BEGIN PROVIDED MATERIAL

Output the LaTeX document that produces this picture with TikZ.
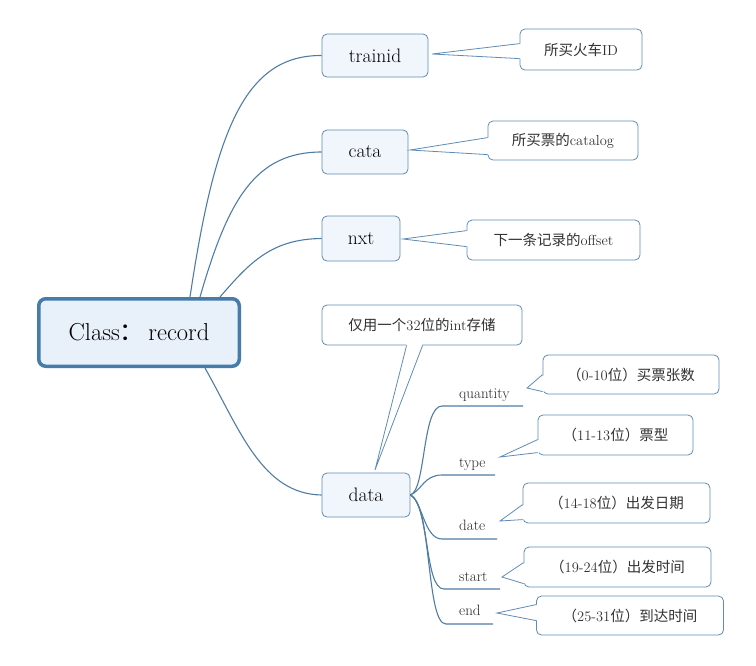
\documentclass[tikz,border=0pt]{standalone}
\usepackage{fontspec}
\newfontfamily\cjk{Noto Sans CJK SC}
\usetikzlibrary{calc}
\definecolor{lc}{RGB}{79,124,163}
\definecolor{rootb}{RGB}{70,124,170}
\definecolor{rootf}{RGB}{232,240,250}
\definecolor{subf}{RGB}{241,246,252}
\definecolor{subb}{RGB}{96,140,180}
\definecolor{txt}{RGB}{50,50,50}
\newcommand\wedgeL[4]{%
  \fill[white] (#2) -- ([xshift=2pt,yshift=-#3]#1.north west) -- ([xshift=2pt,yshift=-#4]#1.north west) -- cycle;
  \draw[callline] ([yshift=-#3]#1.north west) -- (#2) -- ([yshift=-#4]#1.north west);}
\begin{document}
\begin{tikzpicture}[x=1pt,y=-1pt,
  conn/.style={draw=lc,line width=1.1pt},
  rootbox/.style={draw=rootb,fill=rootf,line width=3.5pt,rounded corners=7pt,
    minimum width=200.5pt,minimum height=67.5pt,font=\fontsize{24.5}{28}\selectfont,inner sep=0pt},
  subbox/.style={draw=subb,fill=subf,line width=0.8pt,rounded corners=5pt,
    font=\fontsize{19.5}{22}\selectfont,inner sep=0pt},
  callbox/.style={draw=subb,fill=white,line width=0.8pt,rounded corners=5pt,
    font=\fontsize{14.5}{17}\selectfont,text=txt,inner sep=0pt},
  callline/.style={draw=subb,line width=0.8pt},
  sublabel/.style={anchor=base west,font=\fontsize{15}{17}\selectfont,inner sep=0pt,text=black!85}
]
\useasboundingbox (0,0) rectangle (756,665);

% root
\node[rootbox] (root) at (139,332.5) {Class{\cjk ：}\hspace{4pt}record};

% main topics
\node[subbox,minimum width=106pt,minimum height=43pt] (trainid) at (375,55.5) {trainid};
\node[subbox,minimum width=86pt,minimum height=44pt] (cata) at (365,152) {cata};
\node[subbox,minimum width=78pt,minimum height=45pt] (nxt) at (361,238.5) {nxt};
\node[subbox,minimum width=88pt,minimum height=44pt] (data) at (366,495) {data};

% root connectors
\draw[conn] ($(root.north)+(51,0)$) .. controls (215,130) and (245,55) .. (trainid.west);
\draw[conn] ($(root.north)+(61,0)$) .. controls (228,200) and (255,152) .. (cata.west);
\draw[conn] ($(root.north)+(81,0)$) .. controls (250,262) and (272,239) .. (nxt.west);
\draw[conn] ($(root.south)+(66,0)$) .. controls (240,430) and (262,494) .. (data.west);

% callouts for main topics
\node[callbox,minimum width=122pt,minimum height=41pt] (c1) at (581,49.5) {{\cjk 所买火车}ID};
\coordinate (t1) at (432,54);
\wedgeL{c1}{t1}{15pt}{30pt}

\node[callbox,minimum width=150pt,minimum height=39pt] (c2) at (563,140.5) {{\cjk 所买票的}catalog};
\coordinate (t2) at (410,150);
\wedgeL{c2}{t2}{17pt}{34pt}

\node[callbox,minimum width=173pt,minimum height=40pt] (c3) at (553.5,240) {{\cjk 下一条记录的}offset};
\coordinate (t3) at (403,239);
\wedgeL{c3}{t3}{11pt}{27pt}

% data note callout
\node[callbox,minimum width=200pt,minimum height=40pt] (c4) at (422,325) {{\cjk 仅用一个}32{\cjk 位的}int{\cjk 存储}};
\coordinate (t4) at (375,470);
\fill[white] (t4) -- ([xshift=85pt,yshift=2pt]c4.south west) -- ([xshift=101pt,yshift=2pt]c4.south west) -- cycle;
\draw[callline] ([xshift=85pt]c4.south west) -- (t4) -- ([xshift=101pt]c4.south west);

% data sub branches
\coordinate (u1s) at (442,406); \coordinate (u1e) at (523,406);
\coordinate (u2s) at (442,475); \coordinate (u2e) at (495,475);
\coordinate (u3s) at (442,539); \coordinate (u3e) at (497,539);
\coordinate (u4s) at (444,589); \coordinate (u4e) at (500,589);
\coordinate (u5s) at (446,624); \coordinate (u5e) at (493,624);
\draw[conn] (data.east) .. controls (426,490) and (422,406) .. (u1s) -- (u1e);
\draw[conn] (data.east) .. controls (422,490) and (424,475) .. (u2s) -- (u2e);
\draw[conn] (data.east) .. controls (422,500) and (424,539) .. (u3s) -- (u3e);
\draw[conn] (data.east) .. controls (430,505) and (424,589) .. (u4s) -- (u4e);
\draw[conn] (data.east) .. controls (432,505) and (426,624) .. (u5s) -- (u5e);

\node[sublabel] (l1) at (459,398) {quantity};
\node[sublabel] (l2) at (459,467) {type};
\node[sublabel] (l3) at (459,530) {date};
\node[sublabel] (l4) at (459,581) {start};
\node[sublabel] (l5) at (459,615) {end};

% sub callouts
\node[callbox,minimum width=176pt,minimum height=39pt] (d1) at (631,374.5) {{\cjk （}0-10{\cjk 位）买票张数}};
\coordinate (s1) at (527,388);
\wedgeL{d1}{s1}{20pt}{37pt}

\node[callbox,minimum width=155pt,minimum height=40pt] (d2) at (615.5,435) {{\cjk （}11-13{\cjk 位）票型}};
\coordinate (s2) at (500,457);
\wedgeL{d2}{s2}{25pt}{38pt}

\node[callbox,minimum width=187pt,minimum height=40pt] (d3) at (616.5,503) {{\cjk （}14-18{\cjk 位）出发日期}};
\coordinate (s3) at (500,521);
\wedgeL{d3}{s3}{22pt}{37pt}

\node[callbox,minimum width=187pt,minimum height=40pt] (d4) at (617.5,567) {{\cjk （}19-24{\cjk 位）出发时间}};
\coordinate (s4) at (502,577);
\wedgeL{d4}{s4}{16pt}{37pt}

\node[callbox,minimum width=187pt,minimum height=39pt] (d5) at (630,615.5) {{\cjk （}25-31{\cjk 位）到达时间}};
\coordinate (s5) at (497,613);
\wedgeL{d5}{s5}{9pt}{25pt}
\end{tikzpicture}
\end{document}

END PROVIDED MATERIAL

Repeat the lines exactly as they stand, from the opening line of the data through the line with "width=88pt,minimum height=44pt] (data)". Pictures stay out of the copy.

WRITTEN SOLUTION:
Output the LaTeX document that produces this picture with TikZ.
\documentclass[tikz,border=0pt]{standalone}
\usepackage{fontspec}
\newfontfamily\cjk{Noto Sans CJK SC}
\usetikzlibrary{calc}
\definecolor{lc}{RGB}{79,124,163}
\definecolor{rootb}{RGB}{70,124,170}
\definecolor{rootf}{RGB}{232,240,250}
\definecolor{subf}{RGB}{241,246,252}
\definecolor{subb}{RGB}{96,140,180}
\definecolor{txt}{RGB}{50,50,50}
\newcommand\wedgeL[4]{%
  \fill[white] (#2) -- ([xshift=2pt,yshift=-#3]#1.north west) -- ([xshift=2pt,yshift=-#4]#1.north west) -- cycle;
  \draw[callline] ([yshift=-#3]#1.north west) -- (#2) -- ([yshift=-#4]#1.north west);}
\begin{document}
\begin{tikzpicture}[x=1pt,y=-1pt,
  conn/.style={draw=lc,line width=1.1pt},
  rootbox/.style={draw=rootb,fill=rootf,line width=3.5pt,rounded corners=7pt,
    minimum width=200.5pt,minimum height=67.5pt,font=\fontsize{24.5}{28}\selectfont,inner sep=0pt},
  subbox/.style={draw=subb,fill=subf,line width=0.8pt,rounded corners=5pt,
    font=\fontsize{19.5}{22}\selectfont,inner sep=0pt},
  callbox/.style={draw=subb,fill=white,line width=0.8pt,rounded corners=5pt,
    font=\fontsize{14.5}{17}\selectfont,text=txt,inner sep=0pt},
  callline/.style={draw=subb,line width=0.8pt},
  sublabel/.style={anchor=base west,font=\fontsize{15}{17}\selectfont,inner sep=0pt,text=black!85}
]
\useasboundingbox (0,0) rectangle (756,665);

% root
\node[rootbox] (root) at (139,332.5) {Class{\cjk ：}\hspace{4pt}record};

% main topics
\node[subbox,minimum width=106pt,minimum height=43pt] (trainid) at (375,55.5) {trainid};
\node[subbox,minimum width=86pt,minimum height=44pt] (cata) at (365,152) {cata};
\node[subbox,minimum width=78pt,minimum height=45pt] (nxt) at (361,238.5) {nxt};
\node[subbox,minimum width=88pt,minimum height=44pt] (data) at (366,495) {data};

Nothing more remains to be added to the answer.